If you are a man with a smooth, round face then some spectacles with a bold rectangular frame should suit you. Keep the lenses larger, as on your particular face, shallow lenses can make your eyes look smaller.
If you have a round face with a square jaw, wearing square glasses might make your face look a little hard. It’s better to wear oval glasses to soften your jutting chin. Be careful not to go for frames that are too narrow as these will look childish.
Flat chin, tall head
If you have a tall head with a flat chin, you would look best in thin, wide rectangular frames. The wide glasses balance your face well.
Heart shaped face
If you have this shape of face then you will look fantastic in oval glasses. The softer frames will balance the sharpness of your features.

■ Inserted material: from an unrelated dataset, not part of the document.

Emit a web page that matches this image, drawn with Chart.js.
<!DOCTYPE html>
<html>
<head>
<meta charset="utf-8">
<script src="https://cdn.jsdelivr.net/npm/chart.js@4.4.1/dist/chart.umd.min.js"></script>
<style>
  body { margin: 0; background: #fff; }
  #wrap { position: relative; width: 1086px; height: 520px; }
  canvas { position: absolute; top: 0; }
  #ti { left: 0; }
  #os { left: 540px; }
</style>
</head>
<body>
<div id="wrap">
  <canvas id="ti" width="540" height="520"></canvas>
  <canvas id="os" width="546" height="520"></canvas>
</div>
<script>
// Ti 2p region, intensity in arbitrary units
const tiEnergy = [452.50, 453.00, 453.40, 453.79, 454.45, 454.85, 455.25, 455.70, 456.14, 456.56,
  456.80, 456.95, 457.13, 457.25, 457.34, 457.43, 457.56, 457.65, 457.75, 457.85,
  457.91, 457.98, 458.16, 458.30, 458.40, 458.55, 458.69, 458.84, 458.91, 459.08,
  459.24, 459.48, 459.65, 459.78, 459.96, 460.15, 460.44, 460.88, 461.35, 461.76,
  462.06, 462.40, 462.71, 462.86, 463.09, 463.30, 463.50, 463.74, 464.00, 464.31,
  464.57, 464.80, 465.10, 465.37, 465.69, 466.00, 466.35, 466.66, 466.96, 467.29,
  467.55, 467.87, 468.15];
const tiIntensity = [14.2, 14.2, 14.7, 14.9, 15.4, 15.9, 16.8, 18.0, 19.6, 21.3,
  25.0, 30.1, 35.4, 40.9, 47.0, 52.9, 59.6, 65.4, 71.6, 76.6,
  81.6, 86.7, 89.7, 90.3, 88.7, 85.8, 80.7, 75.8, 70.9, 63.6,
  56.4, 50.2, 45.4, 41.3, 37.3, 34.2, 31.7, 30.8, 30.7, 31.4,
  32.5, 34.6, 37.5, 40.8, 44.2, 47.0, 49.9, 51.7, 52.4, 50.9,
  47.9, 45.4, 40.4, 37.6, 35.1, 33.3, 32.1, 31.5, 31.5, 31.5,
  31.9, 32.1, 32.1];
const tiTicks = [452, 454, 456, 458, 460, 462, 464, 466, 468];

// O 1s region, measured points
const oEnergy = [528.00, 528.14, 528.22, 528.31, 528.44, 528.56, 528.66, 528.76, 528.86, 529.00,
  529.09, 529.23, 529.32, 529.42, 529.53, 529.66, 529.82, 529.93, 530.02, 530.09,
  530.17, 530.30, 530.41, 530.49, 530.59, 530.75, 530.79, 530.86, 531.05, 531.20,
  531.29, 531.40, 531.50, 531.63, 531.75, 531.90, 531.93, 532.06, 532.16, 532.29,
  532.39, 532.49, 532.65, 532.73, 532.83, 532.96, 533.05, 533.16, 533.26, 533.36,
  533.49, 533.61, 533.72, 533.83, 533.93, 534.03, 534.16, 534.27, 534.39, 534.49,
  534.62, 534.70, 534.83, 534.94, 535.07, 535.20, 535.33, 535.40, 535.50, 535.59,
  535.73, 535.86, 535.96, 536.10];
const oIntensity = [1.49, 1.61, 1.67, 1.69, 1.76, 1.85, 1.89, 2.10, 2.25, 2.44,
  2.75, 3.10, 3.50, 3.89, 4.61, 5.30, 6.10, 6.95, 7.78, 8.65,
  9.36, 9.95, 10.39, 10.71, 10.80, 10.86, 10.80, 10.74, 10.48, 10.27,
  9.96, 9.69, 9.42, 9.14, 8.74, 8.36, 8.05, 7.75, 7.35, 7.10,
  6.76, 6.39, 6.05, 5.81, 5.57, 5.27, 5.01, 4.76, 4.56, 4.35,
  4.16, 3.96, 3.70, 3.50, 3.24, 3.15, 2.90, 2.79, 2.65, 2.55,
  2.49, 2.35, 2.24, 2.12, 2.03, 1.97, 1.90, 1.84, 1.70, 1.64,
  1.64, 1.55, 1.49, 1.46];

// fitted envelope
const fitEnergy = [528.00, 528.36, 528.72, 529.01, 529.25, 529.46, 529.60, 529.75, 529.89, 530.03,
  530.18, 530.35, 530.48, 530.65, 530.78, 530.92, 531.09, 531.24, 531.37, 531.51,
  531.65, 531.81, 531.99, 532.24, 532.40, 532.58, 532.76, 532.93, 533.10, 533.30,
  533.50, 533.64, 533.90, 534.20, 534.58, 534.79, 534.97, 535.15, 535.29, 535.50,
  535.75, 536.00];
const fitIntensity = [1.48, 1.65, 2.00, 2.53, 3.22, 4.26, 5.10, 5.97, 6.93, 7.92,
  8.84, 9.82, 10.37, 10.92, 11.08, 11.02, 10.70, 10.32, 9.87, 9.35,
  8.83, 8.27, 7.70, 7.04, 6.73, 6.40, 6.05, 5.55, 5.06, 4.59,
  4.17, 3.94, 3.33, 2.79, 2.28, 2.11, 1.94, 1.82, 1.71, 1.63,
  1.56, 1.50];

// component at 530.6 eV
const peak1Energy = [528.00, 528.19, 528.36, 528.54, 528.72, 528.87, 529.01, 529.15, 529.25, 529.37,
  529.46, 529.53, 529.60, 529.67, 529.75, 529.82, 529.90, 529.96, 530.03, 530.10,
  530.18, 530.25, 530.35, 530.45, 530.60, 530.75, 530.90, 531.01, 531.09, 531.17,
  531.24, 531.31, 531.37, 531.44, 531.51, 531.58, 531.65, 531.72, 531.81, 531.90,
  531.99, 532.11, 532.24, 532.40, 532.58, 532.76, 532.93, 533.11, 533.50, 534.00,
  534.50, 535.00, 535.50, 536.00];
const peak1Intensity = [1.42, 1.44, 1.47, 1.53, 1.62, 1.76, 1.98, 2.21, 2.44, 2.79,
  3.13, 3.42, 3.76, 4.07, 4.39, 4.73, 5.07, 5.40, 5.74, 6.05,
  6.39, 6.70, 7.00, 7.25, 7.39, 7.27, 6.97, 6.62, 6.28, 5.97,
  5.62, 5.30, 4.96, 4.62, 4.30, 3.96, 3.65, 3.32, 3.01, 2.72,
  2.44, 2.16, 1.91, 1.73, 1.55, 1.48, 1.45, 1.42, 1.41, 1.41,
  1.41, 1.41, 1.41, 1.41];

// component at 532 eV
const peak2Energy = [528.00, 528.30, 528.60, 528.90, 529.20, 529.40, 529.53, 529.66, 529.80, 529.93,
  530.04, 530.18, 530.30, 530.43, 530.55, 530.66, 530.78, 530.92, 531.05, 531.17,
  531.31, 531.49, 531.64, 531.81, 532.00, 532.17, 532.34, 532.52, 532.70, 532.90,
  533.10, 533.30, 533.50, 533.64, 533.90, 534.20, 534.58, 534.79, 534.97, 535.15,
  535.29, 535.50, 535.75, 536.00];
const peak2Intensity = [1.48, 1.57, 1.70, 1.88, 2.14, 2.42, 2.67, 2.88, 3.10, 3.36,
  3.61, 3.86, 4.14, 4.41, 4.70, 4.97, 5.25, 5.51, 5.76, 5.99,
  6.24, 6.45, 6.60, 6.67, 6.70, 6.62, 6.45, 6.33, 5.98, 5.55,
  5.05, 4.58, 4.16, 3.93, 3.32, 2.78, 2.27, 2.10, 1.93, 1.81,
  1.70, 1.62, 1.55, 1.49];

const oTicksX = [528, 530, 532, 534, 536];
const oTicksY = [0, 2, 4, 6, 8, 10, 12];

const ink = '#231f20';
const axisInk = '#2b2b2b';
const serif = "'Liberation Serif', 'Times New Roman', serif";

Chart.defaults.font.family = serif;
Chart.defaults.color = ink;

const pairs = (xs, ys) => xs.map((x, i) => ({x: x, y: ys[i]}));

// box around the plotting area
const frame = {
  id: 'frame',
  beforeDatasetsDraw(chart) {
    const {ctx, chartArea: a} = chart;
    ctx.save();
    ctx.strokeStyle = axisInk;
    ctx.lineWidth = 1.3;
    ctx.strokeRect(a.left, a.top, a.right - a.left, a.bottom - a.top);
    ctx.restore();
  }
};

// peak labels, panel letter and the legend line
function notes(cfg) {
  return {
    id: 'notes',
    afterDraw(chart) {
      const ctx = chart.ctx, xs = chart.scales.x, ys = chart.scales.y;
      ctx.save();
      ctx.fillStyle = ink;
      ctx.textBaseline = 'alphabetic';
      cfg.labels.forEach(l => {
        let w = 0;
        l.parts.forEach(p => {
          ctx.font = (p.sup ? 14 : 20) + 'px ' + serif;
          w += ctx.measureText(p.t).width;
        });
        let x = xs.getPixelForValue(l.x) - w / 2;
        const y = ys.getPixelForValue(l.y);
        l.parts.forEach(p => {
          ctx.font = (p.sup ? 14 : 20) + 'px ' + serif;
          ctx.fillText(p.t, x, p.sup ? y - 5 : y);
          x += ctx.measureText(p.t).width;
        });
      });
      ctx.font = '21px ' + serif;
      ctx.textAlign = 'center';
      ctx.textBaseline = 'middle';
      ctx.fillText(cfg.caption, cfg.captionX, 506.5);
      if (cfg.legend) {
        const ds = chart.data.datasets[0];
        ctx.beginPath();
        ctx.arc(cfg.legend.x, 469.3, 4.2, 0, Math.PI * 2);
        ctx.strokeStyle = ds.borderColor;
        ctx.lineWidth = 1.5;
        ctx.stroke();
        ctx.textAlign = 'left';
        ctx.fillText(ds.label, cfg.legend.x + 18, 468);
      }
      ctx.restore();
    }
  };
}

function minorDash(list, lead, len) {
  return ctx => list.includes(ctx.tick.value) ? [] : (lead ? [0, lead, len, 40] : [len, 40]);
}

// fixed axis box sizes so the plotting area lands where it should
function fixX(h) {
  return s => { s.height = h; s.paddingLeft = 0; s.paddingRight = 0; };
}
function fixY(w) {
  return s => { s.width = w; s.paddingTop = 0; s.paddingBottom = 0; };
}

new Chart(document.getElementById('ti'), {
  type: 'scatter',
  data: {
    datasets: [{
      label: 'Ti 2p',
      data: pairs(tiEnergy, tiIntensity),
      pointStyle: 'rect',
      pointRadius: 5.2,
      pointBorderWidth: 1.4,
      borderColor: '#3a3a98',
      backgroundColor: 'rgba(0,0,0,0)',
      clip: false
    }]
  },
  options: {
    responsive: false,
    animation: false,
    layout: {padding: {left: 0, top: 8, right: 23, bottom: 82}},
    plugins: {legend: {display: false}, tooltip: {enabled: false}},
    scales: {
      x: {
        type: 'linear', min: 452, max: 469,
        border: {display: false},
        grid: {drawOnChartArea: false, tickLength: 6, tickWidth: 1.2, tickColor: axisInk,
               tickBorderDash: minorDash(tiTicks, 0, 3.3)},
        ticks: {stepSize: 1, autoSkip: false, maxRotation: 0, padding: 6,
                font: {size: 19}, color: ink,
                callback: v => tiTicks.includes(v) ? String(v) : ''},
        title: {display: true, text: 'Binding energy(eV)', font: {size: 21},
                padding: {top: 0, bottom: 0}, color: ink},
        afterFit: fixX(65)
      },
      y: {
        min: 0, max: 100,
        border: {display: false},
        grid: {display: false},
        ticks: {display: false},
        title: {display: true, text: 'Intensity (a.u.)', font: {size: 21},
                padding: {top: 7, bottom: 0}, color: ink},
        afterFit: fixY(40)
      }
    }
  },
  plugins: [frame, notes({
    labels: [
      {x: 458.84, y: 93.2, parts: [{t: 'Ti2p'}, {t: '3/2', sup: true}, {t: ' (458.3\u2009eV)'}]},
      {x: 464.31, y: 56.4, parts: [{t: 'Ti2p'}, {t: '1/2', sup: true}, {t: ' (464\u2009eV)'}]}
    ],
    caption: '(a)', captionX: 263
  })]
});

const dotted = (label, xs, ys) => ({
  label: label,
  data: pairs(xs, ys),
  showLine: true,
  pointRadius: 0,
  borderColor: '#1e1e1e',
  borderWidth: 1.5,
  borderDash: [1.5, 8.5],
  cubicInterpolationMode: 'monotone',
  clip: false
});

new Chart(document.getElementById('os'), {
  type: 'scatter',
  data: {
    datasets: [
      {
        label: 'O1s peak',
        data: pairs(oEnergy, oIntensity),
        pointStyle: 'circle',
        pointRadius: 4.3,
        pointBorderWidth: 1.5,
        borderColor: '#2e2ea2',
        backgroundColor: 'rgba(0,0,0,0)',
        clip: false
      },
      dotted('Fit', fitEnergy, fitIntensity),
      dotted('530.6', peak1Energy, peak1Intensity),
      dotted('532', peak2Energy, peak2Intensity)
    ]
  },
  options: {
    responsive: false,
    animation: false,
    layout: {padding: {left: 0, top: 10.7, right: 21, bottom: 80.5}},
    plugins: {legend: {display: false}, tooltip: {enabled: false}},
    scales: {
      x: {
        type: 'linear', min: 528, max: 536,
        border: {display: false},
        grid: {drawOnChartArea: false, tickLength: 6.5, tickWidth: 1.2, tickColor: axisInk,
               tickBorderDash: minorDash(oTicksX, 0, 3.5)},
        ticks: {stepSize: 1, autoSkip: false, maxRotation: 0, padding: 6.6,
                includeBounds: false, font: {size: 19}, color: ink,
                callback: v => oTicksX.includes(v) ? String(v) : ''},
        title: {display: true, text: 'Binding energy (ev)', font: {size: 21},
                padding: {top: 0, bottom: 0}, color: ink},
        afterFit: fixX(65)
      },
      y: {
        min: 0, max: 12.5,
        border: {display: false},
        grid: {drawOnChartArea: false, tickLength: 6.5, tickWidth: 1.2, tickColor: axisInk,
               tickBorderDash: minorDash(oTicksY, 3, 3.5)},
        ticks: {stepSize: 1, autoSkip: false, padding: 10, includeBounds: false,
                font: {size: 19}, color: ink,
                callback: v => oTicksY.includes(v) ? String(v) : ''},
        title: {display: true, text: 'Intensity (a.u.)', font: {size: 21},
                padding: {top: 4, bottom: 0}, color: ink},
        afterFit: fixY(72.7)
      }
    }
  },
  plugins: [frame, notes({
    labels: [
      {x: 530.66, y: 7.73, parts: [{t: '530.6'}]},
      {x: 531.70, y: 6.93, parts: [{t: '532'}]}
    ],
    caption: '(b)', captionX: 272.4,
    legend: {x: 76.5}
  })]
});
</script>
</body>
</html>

If you have an oval head, with a tall forehead and long chin, it’s best to try and balance your look by wearing large rounded-square spectacles. Harsh angles would look too hard against your face shape, so rounded corners are perfect for your features.
Style of glasses
There are literally hundreds of styles of frames available. It’s important to pay attention to your particular combination of features; how large and prominent your eyes, nose and mouth are will influence how frames will suit you. Also, remember to refrain from falling in love with particular frame styles that may not suit you – they can sometimes only look fabulous when lying on your desk. It’s also important to choose glasses consistent with your personality and clothing style – retro frames will suit the man who exudes a vintage style, but they are unlikely to look well on a man who is ultra modern.
The style of glasses that suited me (pictured) in every sense are rather retro, if a little comic, but I feel they represent my personality and personal style very well.